Going along with their commitment to delineating exactly what, on the basis of their studies and their public dialogues, Quebec does and does not wanting to see done about the issues of cultural difference, Taylor and Bouchard firmly state that "Quebec's political system is both democratic and liberal," in that "political power ultimately resides with the people," but also that "individual rights and freedoms are deemed to be fundamental and are thus confirmed and protected by the State" (pg. 35). Moreover, those who participated in the commission's public consultations "massively espoused the concept of secularism" (pg. 43). But this gets to the heart of one of the largest problems which the commission faced, namely: what kind of "secularism" is appropriate for a nation where Catholicism has had such a deep and longstanding impact, especially when the secularism of post-"Quiet Revolution" seems to many Quebecers of French-Canadian descent to contrast poorly with the aggressive piety of many Muslim and Sikh immigrants? What accommodations are truly fair and proper, in such an environment? How to address the arguable ostentation of certain immigrant religious practices in light of the historical vestiges of Quebec's own once-dominant symbols, rituals, and practices?

Again, the important point seems not to be necessarily the content of proposed accommodations, but the manner in which they are achieved. (Which--going back again to Jacob's comments--would suggest that the real problem wasn't the Assembly's refusal to go along with the report's recommendation that the crucifix be moved from the Assembly Hall to a different location, but the speedy and almost contemptuous way they did it.) Throughout the report, Taylor and Bouchard are critical of a too-quick resort to the courts and juridical solutions, as opposed to following the lead of managers and interveners--whether they be social workers, union representatives, public affairs committees, neighborhood groups, or others--who are actually working in the field. They call this the tendency to go the "legal route" rather than the "citizen route" of "concerted adjustment" (pg. 51-52). Frequently, in their judgment, the accusations and animosities which lead to public outcries and demands for action spring not from those addressing the dilemma itself, finding instead that often those actually striving to come up with local compromise solutions--especially those dealing with religious claims and differences--end up coming very close to those outcomes which the statements of rights which Quebec (both as a province and as a part of Canada) has committed itself to seem to require, and with less hostility along the way. Such adjustments are part of an "open secularism"--a commitment to a neutral state which recognizes that neutrality itself to be a particular historical and cultural construction, with its own (post-)religious elements as part of it, and therefore a construction whose basic principles are not necessarily compromised by various local religious allowances, regarding food, dress, educational practices, and so forth. Extending a little bit beyond the actual wording of the report here, it seems that Taylor and Bouchard believe that part of the reason for the increase in apparent hostility on broader levels of inquiry and action is that, when conflicts and adjustments are allowed to reach that point, overarching principles of "equal treatment" become voiced ever more vociferously, with the unanticipated result of making different responses to specific problems seem "unfair," when in fact it is the reaction to them which potentially increases--by shifting--the unfairness. The report spells it out thusly:

Sociologically speaking, we have observed that a number of apparently neutral or universal norms in actual fact reproduce worldviews, values, and implicit norms that are those of the majority culture or population....Even if they do not exclude a priori any individual or group, these provisions can nonetheless lead to discrimination toward individuals because of specific traits such as a temporary or permanent physical disability, age, or religious belief. It follows that absolute rigor in the application of legislation and regulations is not always synonymous with fairness....[T]he right to equality and freedom of religion do not necessarily have as a corollary uniformity or homogeneity. According to jurists, a given right may demand adjustments in treatment that must not b equated with privileges or exemptions since they are intended to remedy a flaw in the application of a statute or a regulation. As the experts have expressed it, a treatment can be differential without being preferential.

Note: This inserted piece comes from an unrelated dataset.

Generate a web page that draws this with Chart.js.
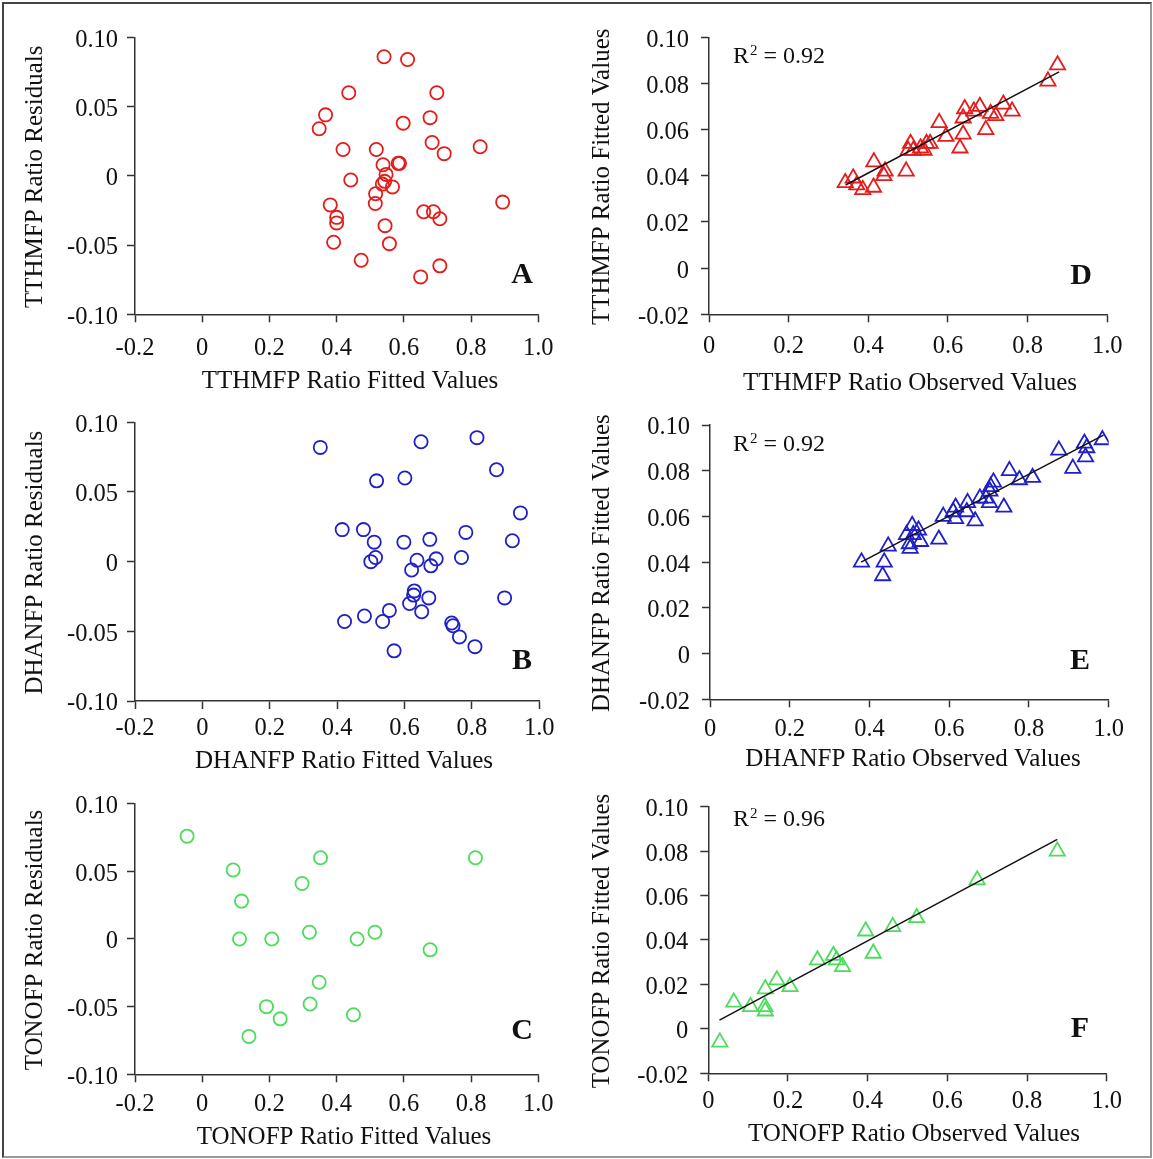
<!DOCTYPE html>
<html>
<head>
<meta charset="utf-8">
<script src="https://cdn.jsdelivr.net/npm/chart.js@4.4.1/dist/chart.umd.min.js"></script>
<style>
  body { margin: 0; background: #fff; }
  #fig { position: relative; width: 1153px; height: 1159px; background: #fff; overflow: hidden; }
  #frame { position: absolute; left: 2px; top: 2px; width: 1146px; height: 1152px;
           border: 2px solid #444; border-bottom-color: #999; border-right-color: #999; }
  canvas { position: absolute; }
</style>
</head>
<body>
<div id="fig"><div id="frame"></div></div>
<script>
// axis ticks
const fittedTicks = [-0.2, 0, 0.2, 0.4, 0.6, 0.8, 1.0];
const fittedTickLabels = ['-0.2', '0', '0.2', '0.4', '0.6', '0.8', '1.0'];
const residualTicks = [-0.10, -0.05, 0, 0.05, 0.10];
const residualTickLabels = ['-0.10', '-0.05', '0', '0.05', '0.10'];
const observedTicks = [0, 0.2, 0.4, 0.6, 0.8, 1.0];
const observedTickLabels = ['0', '0.2', '0.4', '0.6', '0.8', '1.0'];
const predTicks = [-0.02, 0, 0.02, 0.04, 0.06, 0.08, 0.10];
const predTickLabels = ['-0.02', '0', '0.02', '0.04', '0.06', '0.08', '0.10'];

// A: TTHMFP residuals vs fitted
const tthmFitted = [0.541, 0.611, 0.436, 0.698, 0.367, 0.348, 0.678, 0.598, 0.684, 0.720,
  0.827, 0.419, 0.518, 0.538, 0.583, 0.587, 0.547, 0.543, 0.536, 0.566,
  0.442, 0.516, 0.515, 0.894, 0.381, 0.400, 0.400, 0.659, 0.688, 0.707,
  0.544, 0.391, 0.557, 0.473, 0.707, 0.650];
const tthmResid = [0.086, 0.084, 0.060, 0.060, 0.044, 0.034, 0.042, 0.038, 0.024, 0.016,
  0.021, 0.019, 0.019, 0.008, 0.009, 0.009, 0.001, -0.004, -0.006, -0.008,
  -0.003, -0.013, -0.020, -0.019, -0.021, -0.030, -0.034, -0.026, -0.026, -0.031,
  -0.036, -0.048, -0.049, -0.061, -0.065, -0.073];

// B: DHANFP residuals vs fitted
const dhanFitted = [0.350, 0.649, 0.815, 0.873, 0.517, 0.601, 0.944, 0.415, 0.478, 0.510,
  0.598, 0.675, 0.782, 0.920, 0.514, 0.500, 0.637, 0.694, 0.678, 0.769,
  0.621, 0.629, 0.627, 0.672, 0.615, 0.651, 0.897, 0.555, 0.481, 0.422,
  0.535, 0.740, 0.744, 0.763, 0.809, 0.569];
const dhanResid = [0.082, 0.086, 0.089, 0.066, 0.058, 0.060, 0.035, 0.023, 0.023, 0.014,
  0.014, 0.016, 0.021, 0.015, 0.003, 0.000, 0.001, 0.002, -0.003, 0.003,
  -0.006, -0.021, -0.024, -0.026, -0.030, -0.036, -0.026, -0.035, -0.039, -0.043,
  -0.043, -0.044, -0.046, -0.054, -0.061, -0.064];

// C: TONOFP residuals vs fitted
const tonoFitted = [-0.045, 0.092, 0.117, 0.111, 0.207, 0.297, 0.352, 0.319, 0.461, 0.514,
  0.678, 0.813, 0.348, 0.321, 0.191, 0.232, 0.450, 0.139];
const tonoResid = [0.076, 0.051, 0.028, 0.000, 0.000, 0.041, 0.060, 0.005, 0.000, 0.005,
  -0.008, 0.060, -0.032, -0.048, -0.050, -0.059, -0.056, -0.072];

// D: TTHMFP fitted vs observed
const tthmObs = [0.875, 0.851, 0.342, 0.362, 0.371, 0.386, 0.413, 0.414, 0.442, 0.439,
  0.495, 0.506, 0.500, 0.513, 0.531, 0.546, 0.540, 0.555, 0.578, 0.595,
  0.630, 0.638, 0.642, 0.638, 0.665, 0.680, 0.695, 0.707, 0.720, 0.739, 0.761];
const tthmPred = [0.088, 0.081, 0.037, 0.039, 0.036, 0.034, 0.035, 0.046, 0.042, 0.040,
  0.042, 0.054, 0.051, 0.051, 0.052, 0.054, 0.051, 0.054, 0.063, 0.057,
  0.052, 0.058, 0.069, 0.065, 0.068, 0.070, 0.060, 0.067, 0.066, 0.071, 0.068];
const tthmLineX = [0.343, 0.879];
const tthmLineY = [0.036, 0.085];

// E: DHANFP fitted vs observed
const dhanObs = [0.984, 0.939, 0.945, 0.942, 0.875, 0.910, 0.809, 0.776, 0.751, 0.711,
  0.704, 0.702, 0.692, 0.701, 0.737, 0.677, 0.646, 0.644, 0.616, 0.610,
  0.616, 0.585, 0.665, 0.574, 0.507, 0.523, 0.493, 0.510, 0.528, 0.500,
  0.502, 0.447, 0.380, 0.437, 0.433];
const dhanPred = [0.0935, 0.092, 0.090, 0.086, 0.089, 0.081, 0.077, 0.076, 0.080, 0.075,
  0.073, 0.071, 0.068, 0.066, 0.064, 0.068, 0.066, 0.062, 0.064, 0.062,
  0.059, 0.060, 0.058, 0.050, 0.056, 0.054, 0.052, 0.052, 0.049, 0.048,
  0.046, 0.047, 0.040, 0.040, 0.034];
const dhanLineX = [0.379, 0.987];
const dhanLineY = [0.040, 0.0956];

// F: TONOFP fitted vs observed
const tonoObs = [0.029, 0.064, 0.106, 0.142, 0.143, 0.143, 0.172, 0.205, 0.274, 0.314,
  0.322, 0.337, 0.395, 0.414, 0.463, 0.523, 0.675, 0.876];
const tonoPred = [-0.006, 0.012, 0.010, 0.010, 0.008, 0.018, 0.022, 0.019, 0.031, 0.033,
  0.031, 0.028, 0.044, 0.034, 0.046, 0.050, 0.067, 0.080];
const tonoLineX = [0.028, 0.876];
const tonoLineY = [0.0039, 0.0853];

const r2Labels = ['0.92', '0.92', '0.96'];

const RED = '#e41c1c';
const BLUE = '#2020c8';
const GREEN = '#4cdc5c';
const AXIS = '#333';
const FONT = '"Liberation Serif", "Times New Roman", serif';

const toPoints = (xs, ys) => xs.map((x, i) => ({ x: x, y: ys[i] }));

// draws axis titles, panel letter and R² note
const panelText = {
    id: 'panelText',
    afterDraw(chart, args, o) {
        const ctx = chart.ctx;
        const a = chart.chartArea;
        ctx.save();
        ctx.fillStyle = '#111';
        ctx.textAlign = 'center';
        ctx.textBaseline = 'middle';
        ctx.font = '25px ' + FONT;
        ctx.fillText(o.xTitle, o.xTitleX - o.ox, o.xTitleY - o.oy);

        ctx.save();
        ctx.translate(o.yTitleX - o.ox, (a.top + a.bottom) / 2 + 1);
        ctx.rotate(-Math.PI / 2);
        ctx.fillText(o.yTitle, 0, 0);
        ctx.restore();

        ctx.font = 'bold 30px ' + FONT;
        ctx.fillText(o.letter, o.letterX - o.ox, o.letterY - o.oy);

        if (o.r2) {
            ctx.textAlign = 'left';
            ctx.textBaseline = 'alphabetic';
            let x = o.r2X - o.ox;
            const base = o.r2Y - o.oy;
            ctx.font = '24px ' + FONT;
            ctx.fillText('R', x, base);
            x += ctx.measureText('R').width + 1;
            ctx.font = '15px ' + FONT;
            ctx.fillText('2', x, base - 8);
            x += ctx.measureText('2').width;
            ctx.font = '24px ' + FONT;
            ctx.fillText(' = ' + o.r2, x, base);
        }
        ctx.restore();
    }
};

const makeAxis = (min, max, ticks, labels, tickPad, fitSize, horizontal) => ({
    type: 'linear',
    min: min,
    max: max,
    afterBuildTicks: scale => { scale.ticks = ticks.map(v => ({ value: v })); },
    afterFit: scale => {
        if (horizontal) scale.height = fitSize; else scale.width = fitSize;
    },
    ticks: {
        autoSkip: false,
        maxRotation: 0,
        padding: tickPad,
        labelOffset: horizontal ? 0 : 3,
        color: '#111',
        font: { family: FONT, size: 24.5 },
        callback: (value, index) => labels[index]
    },
    grid: {
        display: true,
        drawOnChartArea: false,
        drawTicks: true,
        tickLength: 8,
        tickWidth: 1.5,
        tickColor: AXIS
    },
    border: { display: true, color: AXIS, width: 1.5 }
});

const makePanel = (p) => {
    const [rx, ry, rw, rh] = p.rect;
    const [l, t, r, b] = p.area;
    const canvas = document.createElement('canvas');
    canvas.width = rw;
    canvas.height = rh;
    canvas.style.left = rx + 'px';
    canvas.style.top = ry + 'px';
    canvas.style.width = rw + 'px';
    canvas.style.height = rh + 'px';
    document.getElementById('fig').appendChild(canvas);

    const datasets = [];
    if (p.line) {
        datasets.push({
            data: toPoints(p.line[0], p.line[1]),
            showLine: true,
            borderColor: '#111',
            borderWidth: 1.5,
            pointRadius: 0,
            fill: false,
            order: 0
        });
    }
    datasets.push({
        data: toPoints(p.xs, p.ys),
        pointStyle: p.marker,
        pointRadius: p.marker === 'triangle' ? 8.8 : 6.6,
        pointBorderWidth: 1.8,
        pointBorderColor: p.color,
        pointBackgroundColor: 'rgba(255,255,255,0)',
        showLine: false,
        order: 1
    });

    new Chart(canvas.getContext('2d'), {
        type: 'scatter',
        data: { datasets: datasets },
        options: {
            responsive: false,
            animation: false,
            devicePixelRatio: 1,
            layout: { padding: { left: 0, bottom: 0, top: t - ry, right: rx + rw - r } },
            plugins: {
                legend: { display: false },
                tooltip: { enabled: false },
                panelText: Object.assign({ ox: rx, oy: ry }, p.text)
            },
            scales: {
                x: makeAxis(p.xTicks[0], p.xTicks[p.xTicks.length - 1], p.xTicks, p.xLabels,
                    p.xPad, ry + rh - b, true),
                y: makeAxis(p.yTicks[0], p.yTicks[p.yTicks.length - 1], p.yTicks, p.yLabels,
                    p.yPad, l - rx, false)
            }
        },
        plugins: [panelText]
    });
};

const panels = [
    { rect: [0, 0, 576, 398], area: [135, 37.3, 538.3, 314.3], xPad: 12, yPad: 9,
      xs: tthmFitted, ys: tthmResid, marker: 'circle', color: RED,
      xTicks: fittedTicks, xLabels: fittedTickLabels, yTicks: residualTicks, yLabels: residualTickLabels,
      text: { xTitle: 'TTHMFP Ratio Fitted Values', yTitle: 'TTHMFP Ratio Residuals',
              xTitleX: 350, xTitleY: 381, yTitleX: 35, letter: 'A', letterX: 522, letterY: 275 } },
    { rect: [576, 0, 577, 398], area: [709, 37.3, 1107.3, 314.3], xPad: 10, yPad: 12,
      xs: tthmObs, ys: tthmPred, marker: 'triangle', color: RED, line: [tthmLineX, tthmLineY],
      xTicks: observedTicks, xLabels: observedTickLabels, yTicks: predTicks, yLabels: predTickLabels,
      text: { xTitle: 'TTHMFP Ratio Observed Values', yTitle: 'TTHMFP Ratio Fitted Values',
              xTitleX: 910, xTitleY: 383, yTitleX: 602, letter: 'D', letterX: 1081, letterY: 276,
              r2: r2Labels[0], r2X: 733, r2Y: 63 } },
    { rect: [0, 398, 576, 382], area: [135, 422.3, 539.3, 701], xPad: 5, yPad: 9,
      xs: dhanFitted, ys: dhanResid, marker: 'circle', color: BLUE,
      xTicks: fittedTicks, xLabels: fittedTickLabels, yTicks: residualTicks, yLabels: residualTickLabels,
      text: { xTitle: 'DHANFP Ratio Fitted Values', yTitle: 'DHANFP Ratio Residuals',
              xTitleX: 344, xTitleY: 761, yTitleX: 35, letter: 'B', letterX: 522, letterY: 661 } },
    { rect: [576, 398, 577, 382], area: [710, 425, 1108.7, 699.3], xPad: 8, yPad: 12,
      xs: dhanObs, ys: dhanPred, marker: 'triangle', color: BLUE, line: [dhanLineX, dhanLineY],
      xTicks: observedTicks, xLabels: observedTickLabels, yTicks: predTicks, yLabels: predTickLabels,
      text: { xTitle: 'DHANFP Ratio Observed Values', yTitle: 'DHANFP Ratio Fitted Values',
              xTitleX: 913, xTitleY: 759, yTitleX: 602, letter: 'E', letterX: 1080, letterY: 661,
              r2: r2Labels[1], r2X: 733, r2Y: 451 } },
    { rect: [0, 780, 576, 379], area: [135, 797.3, 538.3, 1074.3], xPad: 8, yPad: 9,
      xs: tonoFitted, ys: tonoResid, marker: 'circle', color: GREEN,
      xTicks: fittedTicks, xLabels: fittedTickLabels, yTicks: residualTicks, yLabels: residualTickLabels,
      text: { xTitle: 'TONOFP Ratio Fitted Values', yTitle: 'TONOFP Ratio Residuals',
              xTitleX: 344, xTitleY: 1137, yTitleX: 35, letter: 'C', letterX: 522, letterY: 1031 } },
    { rect: [576, 780, 577, 379], area: [708.3, 799.3, 1106.7, 1073.3], xPad: 6, yPad: 12,
      xs: tonoObs, ys: tonoPred, marker: 'triangle', color: GREEN, line: [tonoLineX, tonoLineY],
      xTicks: observedTicks, xLabels: observedTickLabels, yTicks: predTicks, yLabels: predTickLabels,
      text: { xTitle: 'TONOFP Ratio Observed Values', yTitle: 'TONOFP Ratio Fitted Values',
              xTitleX: 914, xTitleY: 1134, yTitleX: 602, letter: 'F', letterX: 1080, letterY: 1029,
              r2: r2Labels[2], r2X: 733, r2Y: 826 } }
];

panels.forEach(makePanel);
</script>
</body>
</html>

"Differential without being preferential." For the United States, which continues to operate for the most part--legally, at least, though in much of our popular and political culture as well--under the fiction that we don't have, don't want to have, and don't need to have a common, constitutive culture (instead, we supposedly have a disembodied "creed"...as if ethnicities and nationalities and cultures don't have ideological and civic aspects to them as well), a line like this one is important. It reminds us the assimilation of cultures--or, worse, the making-irrelevant of cultures through globalization--isn't the only possible response to diversity which still respects liberal equality and freedoms. You could instead, as Taylor and Bouchard encourage their fellow Quebecers to do, take culture seriously...which means, in a liberal state at least, making the decisions necessary to make collective participation in it both available and important to all, and then adapting the particulars of the various aspects of your community accordingly. Sounds like a plan to me.

There's much more in the report than this, of course, with a great many specifics, arising from debates over kosher food, the kirpan, headscarves, and more. If you're into political or legal or cultural debates, do yourself a favor: print it out, and give the whole thing a read. This is one work of "public philosophy" that I suspect will be cited for many years to come.